Coach Garrard Taylor and his Detroit Renaissance softball team is a program everyone should know.
In his 22nd season at Renaissance, the Greensboro, N.C., native has compiled a mark of 506-138, with only eight of those losses having come in the Detroit PSL. His Phoenix have won 11 straight Division I PSL titles, speaking to the tradition of excellence he has developed and maintained.
His emphasis on the true definition of a student-athlete has also catapulted his team to elite status inside the classroom. Not only has his team collectively recorded a 3.6 GPA this year, but six seniors possess a 3.7 cumulative GPA or higher – with all six having been named to the 2016 academic all-state team (Nijah Slaughter, Zahji Billingslea, Destiny O’dneal, Kayla Byrd, Terri England and Autumn Hoerauf).
This is something that’s more important to him than his 16 PSL championships and 18 appearances in the championship game.
Two of Taylor’s eight losses against PSL opponents have come in the PSL championship game – and his last loss against a PSL opponent came back in 2004 to Cass Tech in the city championship.
Yet, preaching the importance of education has always been priority No. 1 for Taylor, and the effects of it can be seen in the large number of former Renaissance softball players who have become dentists, doctors, engineers, lawyers, etc.
He supplements this focus on education by teaching his players the importance of being and staying committed to something, no matter if it’s on or off the softball diamond. And in doing so, Taylor hopes to instill in his team a sense of pride that will work in each player’s favor when they graduate from Renaissance and go to college and later join the workforce.
“You have to be competitive in whatever you do in life, and make the most of your opportunities,” Taylor said.
He speaks from experience.
Relocating from North Carolina to Detroit’s west side at the age of 12, Taylor attended Detroit Kettering High School, where he played football and was so good that he drew the attention of legendary University of Michigan football coach Bo Schembechler.
Despite being recruited by Bo, he chose to attend Wichita State because Schembechler proved to be “too crazy” for his liking.
(According to Taylor, it’s something that Schembechler never forgot. Bo would bring it up to him whenever he ran into him in subsequent years at Pistons games when Taylor worked in public relations for the Pistons in the early 1980s.)
Taylor also proved to be capable softball player while playing in a variety of highly competitive softball associations with the “Motown Stars,” with whom he traveled across the nation and won 19 world championships.
He’s won a lot of softball championships as a coach and a player.
And his latest achievement will come October 1 when he’s inducted into the Detroit Negro Softball Hall of Fame. He previously was inducted into the Michigan High School Softball Coaches Association Hall of Fame in Feb. 2012, the first – and so far, only – coach from the PSL to receive the honor.
“Each year, when I go to Lansing (the site of the HOF inductions) and see Renaissance and my name amongst all those great coaches, I instantly become very proud of that,” Taylor said.

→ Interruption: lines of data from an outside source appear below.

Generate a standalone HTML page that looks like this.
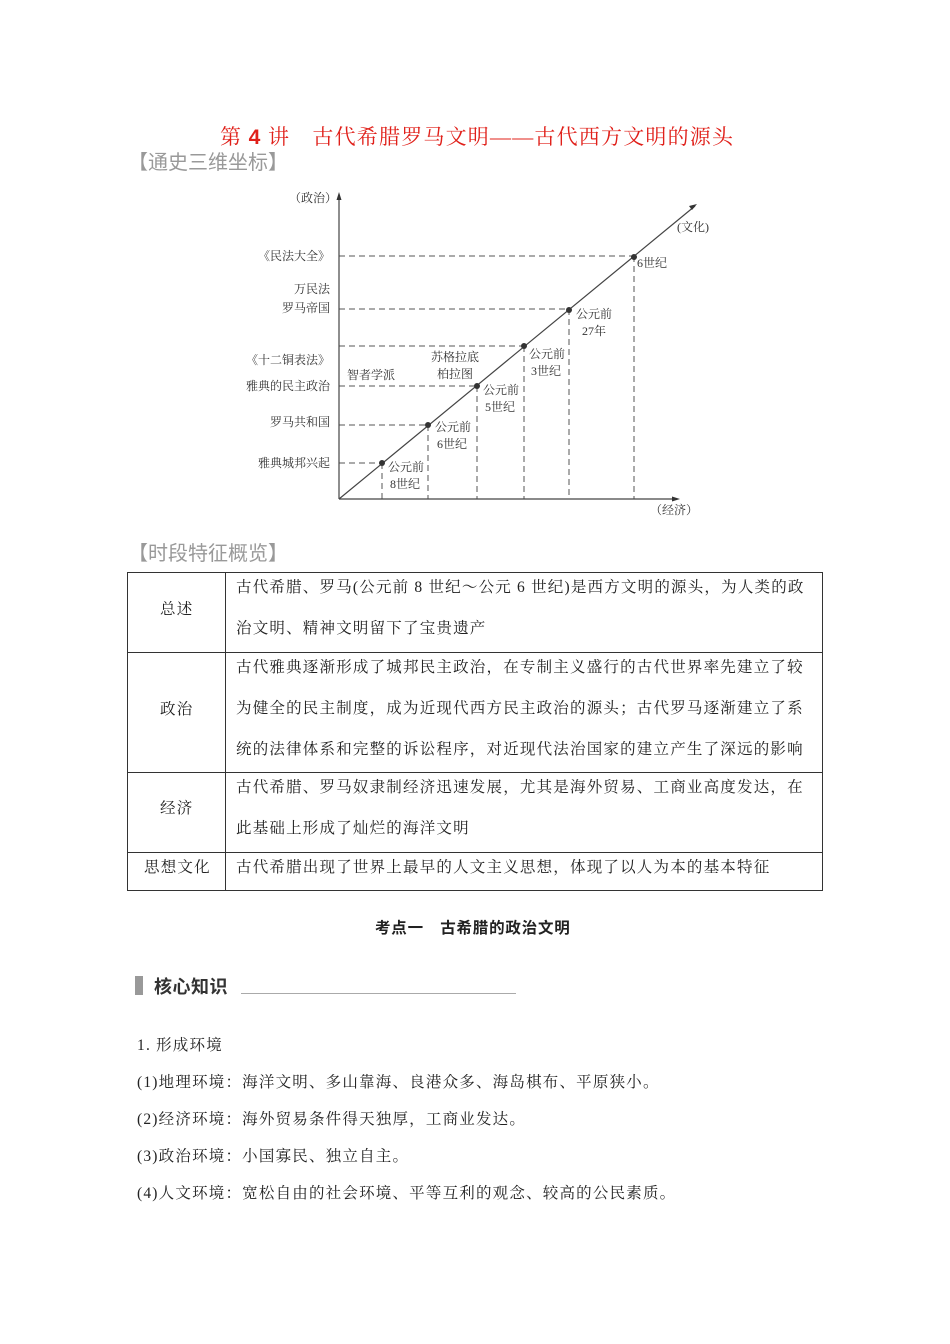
<!DOCTYPE html>
<html><head><meta charset="utf-8"><style>
body{margin:0;background:#fff;}
.p{position:relative;width:950px;height:1344px;overflow:hidden;font-family:"Liberation Serif","Noto Serif CJK SC",serif;color:#222;}
.a{position:absolute;white-space:nowrap;}
.t{font-size:15.5px;letter-spacing:1.2px;}
</style></head><body><div class="p">
<div class="a" style="left:220px;top:121px;font-size:21px;color:#e0201a;letter-spacing:1.2px;">第 <b style="font-family:'Liberation Sans',sans-serif">4</b> 讲　古代希腊罗马文明——古代西方文明的源头</div>
<div class="a" style="left:128px;top:146px;font-size:20px;color:#999;font-family:'Liberation Sans','Noto Sans CJK SC',sans-serif;">【通史三维坐标】</div>
<svg class="a" style="left:0;top:0" width="950" height="540" font-family="Liberation Serif, Noto Serif CJK SC, serif" font-size="12" fill="#333">
<g stroke="#555" stroke-width="1" stroke-dasharray="6,4" fill="none">
<line x1="339" y1="256" x2="634" y2="256"/><line x1="339" y1="309" x2="569" y2="309"/><line x1="339" y1="346" x2="524" y2="346"/><line x1="339" y1="386" x2="477" y2="386"/><line x1="339" y1="425" x2="428" y2="425"/><line x1="339" y1="463" x2="382" y2="463"/>
<line x1="634" y1="256" x2="634" y2="499"/><line x1="569" y1="309" x2="569" y2="499"/><line x1="524" y1="346" x2="524" y2="499"/><line x1="477" y1="386" x2="477" y2="499"/><line x1="428" y1="425" x2="428" y2="499"/><line x1="382" y1="463" x2="382" y2="499"/>
</g>
<g stroke="#444" stroke-width="1.2" fill="none"><line x1="339" y1="499" x2="339" y2="196"/><line x1="339" y1="499" x2="676" y2="499"/><line x1="339" y1="499" x2="695" y2="206"/></g>
<g fill="#333"><path d="M339,192 l-2.5,8 h5z"/><path d="M680,499 l-8,-2.5 v5z"/><path d="M697,204 l-8,2 l3,4z"/>
<circle cx="382" cy="463" r="3"/><circle cx="428" cy="425" r="3"/><circle cx="477" cy="386" r="3"/><circle cx="524" cy="346" r="3"/><circle cx="569" cy="310" r="3"/><circle cx="634" cy="257" r="3"/></g>
<text x="289" y="202">（政治）</text><text x="677" y="231">(文化)</text><text x="650" y="514">（经济）</text>
<g text-anchor="end"><text x="330" y="260">《民法大全》</text><text x="330" y="293">万民法</text><text x="330" y="312">罗马帝国</text><text x="330" y="364">《十二铜表法》</text><text x="330" y="390">雅典的民主政治</text><text x="330" y="426">罗马共和国</text><text x="330" y="467">雅典城邦兴起</text></g>
<text x="347" y="379">智者学派</text><text x="431" y="361">苏格拉底</text><text x="437" y="378">柏拉图</text>
<text x="637" y="267">6世纪</text><text x="576" y="318">公元前</text><text x="582" y="335">27年</text>
<text x="529" y="358">公元前</text><text x="531" y="375">3世纪</text><text x="483" y="394">公元前</text><text x="485" y="411">5世纪</text>
<text x="435" y="431">公元前</text><text x="437" y="448">6世纪</text><text x="388" y="471">公元前</text><text x="390" y="488">8世纪</text>
</svg>
<div class="a" style="left:128px;top:537px;font-size:20px;color:#999;font-family:'Liberation Sans','Noto Sans CJK SC',sans-serif;">【时段特征概览】</div>
<svg class="a" style="left:0;top:0" width="950" height="900"><g stroke="#333" stroke-width="1" fill="none">
<rect x="127.5" y="572.5" width="695" height="318"/><line x1="225.5" y1="572" x2="225.5" y2="891"/>
<line x1="127" y1="652.5" x2="823" y2="652.5"/><line x1="127" y1="772.5" x2="823" y2="772.5"/><line x1="127" y1="852.5" x2="823" y2="852.5"/></g></svg>
<div class="a t" style="left:160px;top:597px;">总述</div>
<div class="a t" style="left:160px;top:697px;">政治</div>
<div class="a t" style="left:160px;top:796px;">经济</div>
<div class="a t" style="left:144px;top:855px;">思想文化</div>
<div class="a t" style="left:236px;top:575px;">古代希腊、罗马(公元前 8 世纪～公元 6 世纪)是西方文明的源头，为人类的政</div>
<div class="a t" style="left:236px;top:616px;">治文明、精神文明留下了宝贵遗产</div>
<div class="a t" style="left:236px;top:655px;">古代雅典逐渐形成了城邦民主政治，在专制主义盛行的古代世界率先建立了较</div>
<div class="a t" style="left:236px;top:696px;">为健全的民主制度，成为近现代西方民主政治的源头；古代罗马逐渐建立了系</div>
<div class="a t" style="left:236px;top:737px;">统的法律体系和完整的诉讼程序，对近现代法治国家的建立产生了深远的影响</div>
<div class="a t" style="left:236px;top:775px;">古代希腊、罗马奴隶制经济迅速发展，尤其是海外贸易、工商业高度发达，在</div>
<div class="a t" style="left:236px;top:816px;">此基础上形成了灿烂的海洋文明</div>
<div class="a t" style="left:236px;top:855px;">古代希腊出现了世界上最早的人文主义思想，体现了以人为本的基本特征</div>
<div class="a" style="left:375px;top:916px;font-size:15.5px;font-weight:bold;letter-spacing:0.8px;font-family:'Liberation Sans','Noto Sans CJK SC',sans-serif;">考点一　古希腊的政治文明</div>
<div class="a" style="left:135px;top:976px;width:8px;height:19px;background:#999;"></div>
<div class="a" style="left:154px;top:973px;font-size:18px;font-weight:bold;color:#333;letter-spacing:0.5px;font-family:'Liberation Sans','Noto Sans CJK SC',sans-serif;">核心知识</div>
<div class="a" style="left:241px;top:993px;width:275px;height:1px;background:#aaa;"></div>
<div class="a t" style="left:137px;top:1033px;">1. 形成环境</div>
<div class="a t" style="left:137px;top:1070px;">(1)地理环境：海洋文明、多山靠海、良港众多、海岛棋布、平原狭小。</div>
<div class="a t" style="left:137px;top:1107px;">(2)经济环境：海外贸易条件得天独厚，工商业发达。</div>
<div class="a t" style="left:137px;top:1144px;">(3)政治环境：小国寡民、独立自主。</div>
<div class="a t" style="left:137px;top:1181px;">(4)人文环境：宽松自由的社会环境、平等互利的观念、较高的公民素质。</div>
</div></body></html>
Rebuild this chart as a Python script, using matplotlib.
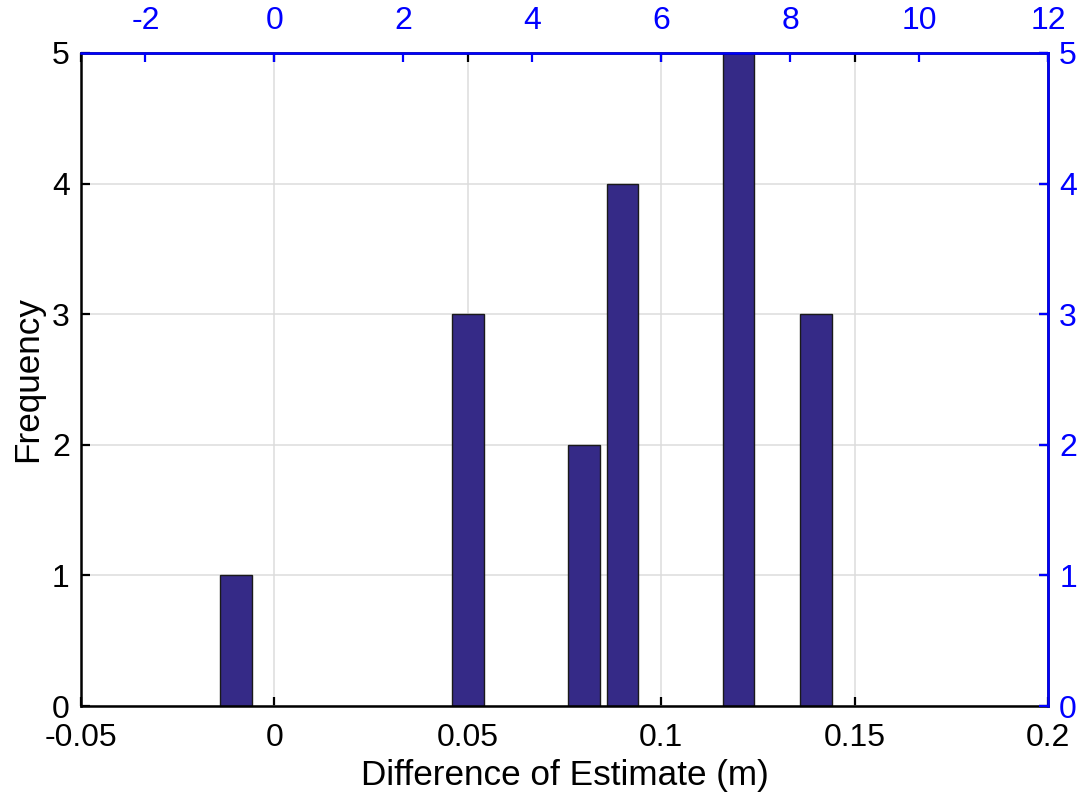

Despite his Hall of Fame status, he admits to his fair share of mistakes. The key for Taylor, though, is that he doesn’t allow these mistakes to define him or to cause him to stop working hard. He strives to learn from each one of them.
This vital lesson applies directly to the surprising loss he and his squad suffered in the 2004 Division I PSL championship game.
According to Taylor, the 2004 team was his “best team on paper,” ranked third in the state going into its title game matchup with Cass Tech. So, when the Phoenix surprisingly went down in defeat, it forced some of his players to realize for the first time that they couldn’t “take anything for granted” when they stepped onto the field.
“Everybody wants to beat us,” Taylor said. “You can’t be satisfied with yesterday or today. It’s all about tomorrow.”
With this motto, his Phoenix come into the season once again as favorites to win the Division I PSL title. They were off to a 7-1 mark last week heading into last Friday’s contest against Grosse Ile.
Three of his top players this year are Slaughter and Billingslea and junior Jazzmaine Hammond. Slaughter is Renaissance’s ace pitcher while Billingslea is the team’s star outfielder and Hammond can play outfield and pitch.
Taylor makes it fun for the girls but also makes it hard on them as he “expects a lot,” according to Slaughter, who is attending Bowling Green on an academic scholarship this fall.
“You have to give 120% in every practice,” Slaughter said.
They work on the fundamentals, including baserunning, every single time they take the diamond, according to Billingslea.
And then, there’s the expected constant effort inside the classroom. Taylor tells his team at the beginning of each season that academics comes first, according to Slaughter.
Renaissance even employs a tutor for the team who also serves as an assistant coach – Dave McCall, who tutors the girls primarily in math and science-related courses.
And in a given week, it is not uncommon for the girls to meet inside the classroom for practice at least once. The girls work on their homework first, take a break while Taylor goes over some plays and then resume their homework until the practice session is over.
This level of dedication to work inside the classroom and to getting better on the diamond every single day is why Taylor runs a first-class program, the best high school softball program in the city of Detroit – and there’s no debating it.